For this reason alone, we have every reason to take very seriously what God says is good and what He says is bad, especially if they are not covenantal obligations but rather moral and practical admonitions. It could be possible God gave moral and practical admonitions for the same reason as the Law (so we would be aware of our sin and that the righteousness required of it would be fulfilled by Christ.) However, this understanding does not make sense with what we know in the Scripture. Why would someone like Paul, who demolishes the arguments behind the saving efficacy of the Law, fight so strongly in favor of sexual morality, head coverings, and women not being allowed to teach men in church? Was he trying to set up a new Law? Obviously not. Did he expect people to pick and choose which moral and practical admonitions they found useful? No way! If this be the case, then how can any of us criticize the “Gay Christian” who believes that Paul’s moral admonition against sexual perversion does not apply to monogamous homosexual relationships? We couldn’t if we took the position we can pick and choose which Scriptural admonitions to follow.

Obviously, Paul would have none of this. He wanted to kick someone out of the church of Corinth for having a consensual sexual relationship with his step-mother (1 Cor 5:1). Was Paul being a legalist? Of course not. The obvious presumption is that we are supposed to follow these moral and practical injunctions as a matter of Godly obedience and not justification.

So, do Christians have to follow any rules at all? No! Christ followed the rules for us and has paid our penalty for every time we broke them. Should Christians want to follow the rules? Of course, when we feel that following moral and practical injunctions show obedience to God.

Now, when Christ commands us to “pluck out” an eye that causes us to stumble (Mark 9:47) our first response should not be, “Wow, that’s over the top.” Rather, being that none of us are plucking out our eyes, we need to ask ourselves seriously, “Why am I disobeying Jesus? My eyes cause me to stumble all the time.”

Your answer better not be, “Well, that hurts too much” or “if Jesus really meant that He is not God and I refuse to listen.” Both of those responses center around making ourselves the great deciders of right and wrong, and depriving God of that function. Rather, the better reason is, “I don’t think the most obedient thing I can do in that situation is tear my eyes out, God would find it more pleasing if I repent and use my eyes for good.”

Therefore, we should not be looking for reasons to purposely not do what God commands, but rather, be asking ourselves all the time how we can be increasingly obedient.

So, is there a good reason to do away with the Lord’s Supper? I honestly can’t think of any, though I don’t partake of the bread because I am allergic to it and the Scripture smiles upon good health.
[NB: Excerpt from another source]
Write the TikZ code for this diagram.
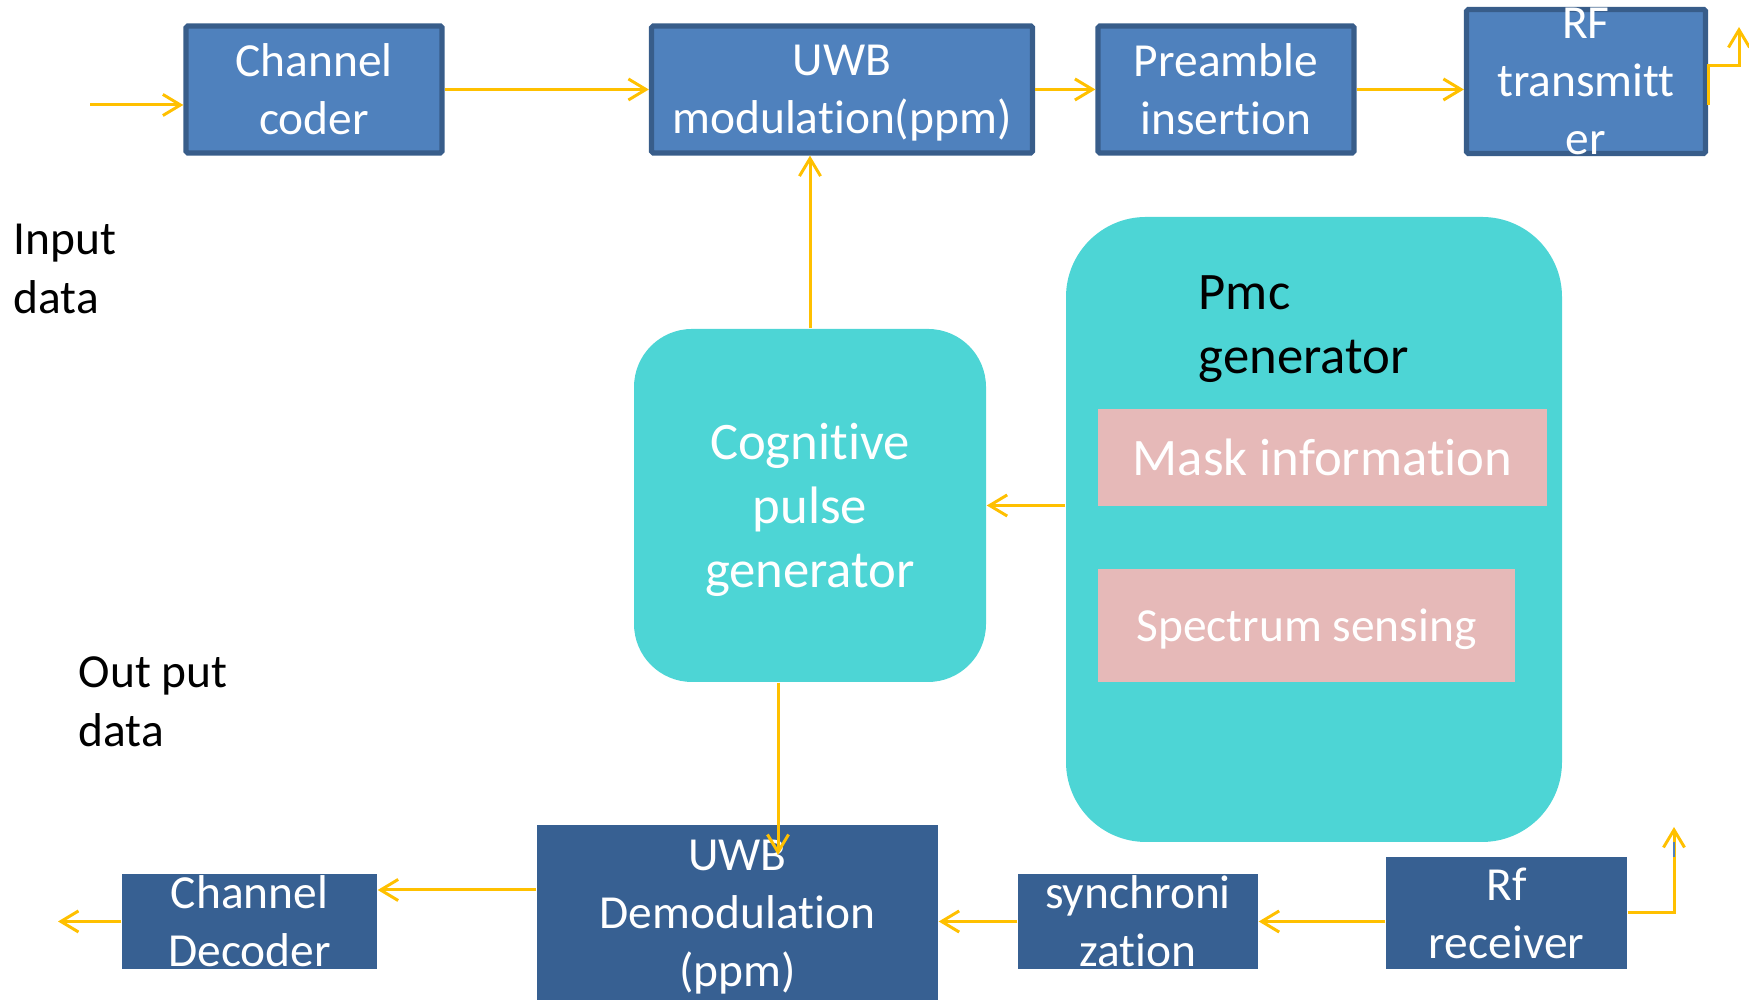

Is there a good reason to separate or divorce from a physically abusive spouse? There could be if one’s own life or children are in danger, and not protecting one’s own household abrogates other Biblical responsibilities God gives to us. Is there a good reason to blatantly ignore head covering regulations? Does messing up one’s hair count?
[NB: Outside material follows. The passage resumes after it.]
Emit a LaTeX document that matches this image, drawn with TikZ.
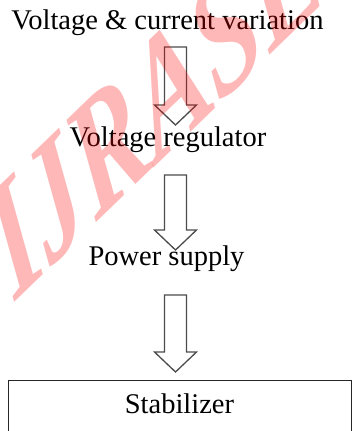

We need to be honestly asking ourselves these things all the time as Christians. This, to me, is the heart of Christian antinomianism. On the flip-side, Christian antinomianism is the heart of what is the day-to-day Christian life. Christ is always the righteousness of the believer by virtue of His union with us, and out of our hearts of flesh we will freely seek to fulfill God’s commands and do His will. As we struggle to know and seek God’s will not every decision will be the best one. But, if God had in mind perfect rules for us to follow, He would have made us justified by doing them and have given us the strength to do so. Instead, His will is that we work out our salvation in fear and trembling (Phil 2:12), always seeking what is right and always needing His grace.